11. Сочувствие, сострадание

Здесь сразу же органичная связь с критериями 9 и 10: если нет одного, то не будет и остальных. Да и остальные критерии своего потребуют. Вспоминается пронзающее душу стихотворение Есенина о собаке с его финалом:
Закатились глаза собачьи
Золотыми звёздами в снег,
и слёзы на глазах поэта при его чтении: он не уставал сострадать снова и снова. И объединяющее всё живое в мире признание: «И зверьё, как братьев наших меньших, // никогда не бил по голове». Для поэта весь мир – незримое и зримое братство, оттого никому в русской поэзии не удалось так выразить прекрасную природу России, как ему. И всему в ней он сочувствует, любит и сострадает.
«Народ принимает в своё сердце лишь того поэта, чьё сердце умеет не только страдать, но и сострадать. А кто умеет сострадать  – уже не несчастен. Страдать может и подлец, но он будет страдать безнравственными страданиями. Нельзя же назвать нравственным страдание из-за потери служебной карьеры, из-за неудачи в «подсидке» кого-нибудь, из-за того, что кто-то талантливей, чем ты. За такие страдания не жалко. Авторами самых страшнейших страданий человечества бывают именно те, кто патологически лишён чувства сострадания. Жизнь Есенина трагична, но не несчастна, ибо он обладал редчайшим по остроте дарованием сострадать. Поэтов и некоторых непоэтов в сущности разделяют два простых принципа. Первый принцип: «Всё равно умрёшь. Хватай что можешь!».  Второй принцип: «Живи для других, и ты не умрёшь!» И вот у второго только и способны из самого сердца, как молния, вырваться эти строки:
Из записной потёртой книжки
Две строчки о бойце-парнишке,
Что был в сороковом году
Убит в Финляндии на льду.

Лежало как-то неумело
по-детски маленькое тело.
Шинель ко льду мороз прижал,
далёко шапка отлетела.
……………..

Среди большой войны жестокой,
С чего – ума не приложу –
Мне жалко той судьбы далёкой,
Как будто мёртвый, одинокий,
Как будто это я лежу,
Примёрзший, маленький, убитый
На той войне незнаменитой,
Забытый, маленький, лежу.
                «Две строчки». А.Твардовский   

Вот она, центральная суть поэзии, красота сердца, души, духа, создающая красоту из строк страдания и сострадания: «Пепелящая страсть,
раскалённое зренье орла»!
И вот Гарсия Маркес пишет жестокую правду о человечестве, которая не только в элегантно страдающей Флёр, но и в бывшей крестьянке, теперешней проститутке со спиной, стёртой до крови после (целой) толпы клиентов. «Чужая рубашка, если она окровавлена, должна быть ближе к телу, чем своя, белоснежно накрахмаленная».

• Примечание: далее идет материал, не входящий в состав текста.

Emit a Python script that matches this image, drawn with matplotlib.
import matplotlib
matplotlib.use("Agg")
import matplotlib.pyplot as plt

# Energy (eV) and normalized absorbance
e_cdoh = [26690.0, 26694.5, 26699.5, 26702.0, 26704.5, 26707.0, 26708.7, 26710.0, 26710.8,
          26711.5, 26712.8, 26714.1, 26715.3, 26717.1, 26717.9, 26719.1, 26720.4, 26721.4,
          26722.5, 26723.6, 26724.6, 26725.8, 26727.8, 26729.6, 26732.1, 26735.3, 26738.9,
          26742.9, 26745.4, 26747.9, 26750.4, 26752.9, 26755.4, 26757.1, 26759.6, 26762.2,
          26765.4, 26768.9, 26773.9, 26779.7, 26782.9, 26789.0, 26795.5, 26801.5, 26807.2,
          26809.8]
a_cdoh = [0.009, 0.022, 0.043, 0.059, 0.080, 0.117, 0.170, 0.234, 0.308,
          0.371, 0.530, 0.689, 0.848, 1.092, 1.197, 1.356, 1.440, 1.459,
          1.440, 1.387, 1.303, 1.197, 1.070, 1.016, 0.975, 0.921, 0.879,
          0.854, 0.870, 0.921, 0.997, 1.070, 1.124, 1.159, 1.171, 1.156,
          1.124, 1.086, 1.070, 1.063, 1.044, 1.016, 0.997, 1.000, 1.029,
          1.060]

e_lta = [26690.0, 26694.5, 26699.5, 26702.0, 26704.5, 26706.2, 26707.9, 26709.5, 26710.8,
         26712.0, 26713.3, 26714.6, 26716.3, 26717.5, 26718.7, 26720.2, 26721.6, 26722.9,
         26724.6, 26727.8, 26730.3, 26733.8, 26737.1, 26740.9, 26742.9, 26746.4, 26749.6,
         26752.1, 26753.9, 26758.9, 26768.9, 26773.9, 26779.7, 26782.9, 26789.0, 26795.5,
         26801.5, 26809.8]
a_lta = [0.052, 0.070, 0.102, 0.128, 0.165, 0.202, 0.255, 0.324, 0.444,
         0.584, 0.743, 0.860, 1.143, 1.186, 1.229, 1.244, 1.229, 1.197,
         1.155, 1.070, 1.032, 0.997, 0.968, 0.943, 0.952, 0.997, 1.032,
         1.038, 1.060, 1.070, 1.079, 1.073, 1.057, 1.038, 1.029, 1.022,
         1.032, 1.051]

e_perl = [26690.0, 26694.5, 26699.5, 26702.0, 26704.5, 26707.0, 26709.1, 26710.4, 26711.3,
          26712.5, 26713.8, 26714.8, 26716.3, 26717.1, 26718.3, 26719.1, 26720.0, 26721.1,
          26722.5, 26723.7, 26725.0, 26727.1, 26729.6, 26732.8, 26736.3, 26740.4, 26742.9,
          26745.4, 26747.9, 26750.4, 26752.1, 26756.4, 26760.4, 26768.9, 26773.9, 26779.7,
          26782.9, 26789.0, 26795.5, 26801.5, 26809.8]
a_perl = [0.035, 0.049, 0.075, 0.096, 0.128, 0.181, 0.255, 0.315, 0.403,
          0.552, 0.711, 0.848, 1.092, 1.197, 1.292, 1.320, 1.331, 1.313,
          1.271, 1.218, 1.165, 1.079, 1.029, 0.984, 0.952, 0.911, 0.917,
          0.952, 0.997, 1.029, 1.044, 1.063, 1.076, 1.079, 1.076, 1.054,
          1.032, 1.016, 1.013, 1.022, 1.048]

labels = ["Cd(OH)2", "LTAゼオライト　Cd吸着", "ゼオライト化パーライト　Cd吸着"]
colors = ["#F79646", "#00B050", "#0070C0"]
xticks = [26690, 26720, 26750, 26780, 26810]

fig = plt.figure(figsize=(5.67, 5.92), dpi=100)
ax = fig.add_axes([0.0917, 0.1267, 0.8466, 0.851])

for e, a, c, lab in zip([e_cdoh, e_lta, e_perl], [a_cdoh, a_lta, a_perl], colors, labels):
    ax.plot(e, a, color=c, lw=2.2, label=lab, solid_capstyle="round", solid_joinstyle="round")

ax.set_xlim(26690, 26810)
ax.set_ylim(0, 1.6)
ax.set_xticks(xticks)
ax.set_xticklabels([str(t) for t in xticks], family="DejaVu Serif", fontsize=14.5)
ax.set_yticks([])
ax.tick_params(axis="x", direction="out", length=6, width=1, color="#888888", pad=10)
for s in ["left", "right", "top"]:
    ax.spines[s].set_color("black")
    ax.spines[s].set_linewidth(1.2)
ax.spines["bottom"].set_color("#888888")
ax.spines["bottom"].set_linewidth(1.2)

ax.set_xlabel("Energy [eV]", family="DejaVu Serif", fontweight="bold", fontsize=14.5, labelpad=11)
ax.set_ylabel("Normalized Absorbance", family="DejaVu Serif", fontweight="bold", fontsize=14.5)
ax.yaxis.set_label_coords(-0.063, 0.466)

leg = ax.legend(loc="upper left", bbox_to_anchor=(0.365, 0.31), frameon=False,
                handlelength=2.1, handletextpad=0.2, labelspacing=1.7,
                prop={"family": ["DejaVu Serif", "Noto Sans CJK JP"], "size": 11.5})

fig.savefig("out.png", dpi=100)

Сострадание выше собственного страдания у человека, для которого он – это весь Мир, а не у глухой от эгоизма няни души. «Но сострадание, не ставшее помощью или хотя бы её попыткой, ни гроша не стоит». Помощь поэта – его слово. «Въехали в Дели.  Шофёр был вынужден снизить скорость до минимума, потому что машину обступили измождённые полуголые люди, протягивая к нам руки. «Монет! Монет!»

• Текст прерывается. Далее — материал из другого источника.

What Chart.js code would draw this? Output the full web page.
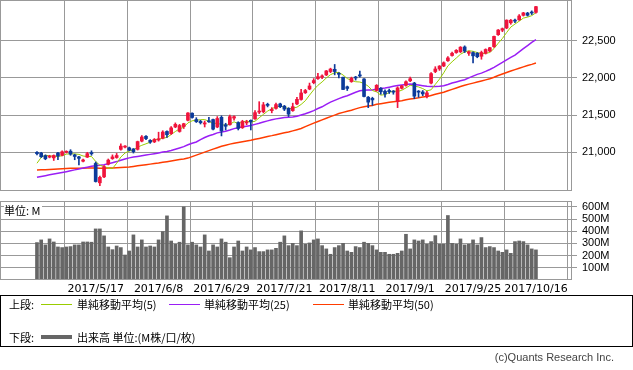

 В их просьбах не было никакой крикливой назойливости и даже почти никакой надежды, но это-то и было страшно. Мы видели прижимающиеся к стёклам скелетообразные призраки с неподвижными, погруженными в собственный голод глазами, и таких людей были тысячи. Это были те, кто рождались на улице и умирали на улице, так и не узнав, что такое крыша над головой. Особенно невыносимо было видеть детей, настолько исхудалых, что они казались призраками. Их тоненькие руки царапали ногтями по стеклу.

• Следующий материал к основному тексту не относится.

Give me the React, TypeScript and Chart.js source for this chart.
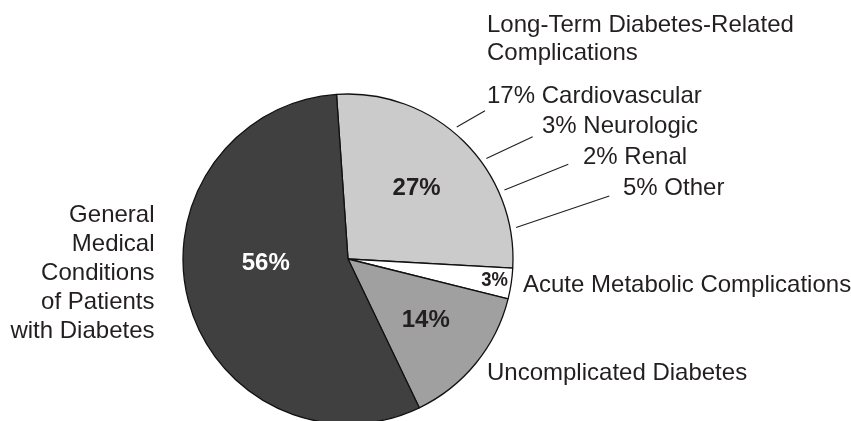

Если бы мы вывернули карманы, отдав всё до последней монеты, мы бы всё равно не смогли бы помочь им всем сразу. Австралийский фермер забыл про свой "Поляроид" и, задыхаясь, прохрипел: «Назад! Назад! Это невозможно видеть...». (Ещё бы! Такой Освенцим и Майданек, вместе взятые и притом – до сих пор!). Ночью впервые в его жизни у него было плохо с сердцем, и пришлось вызывать врача, фермер лихорадочно бормотал, хватая мою руку: «Я не представлял, что так бывает. Я честный человек, я ничего не украл. Я сам работал всю жизнь, но я почувствовал себя преступником...»
 Да, все мы преступники, если есть ещё дети, которые так живут... Я тоже чувствовал себя преступником. Дитя войны, я хорошо знаю, что такое голод. В каждом ребёнке, умирающем с голоду, умирают, быть может, задатки будущих Моцартов, Шекспиров, Эйнштейнов» (и великих поэтов, добавим мы).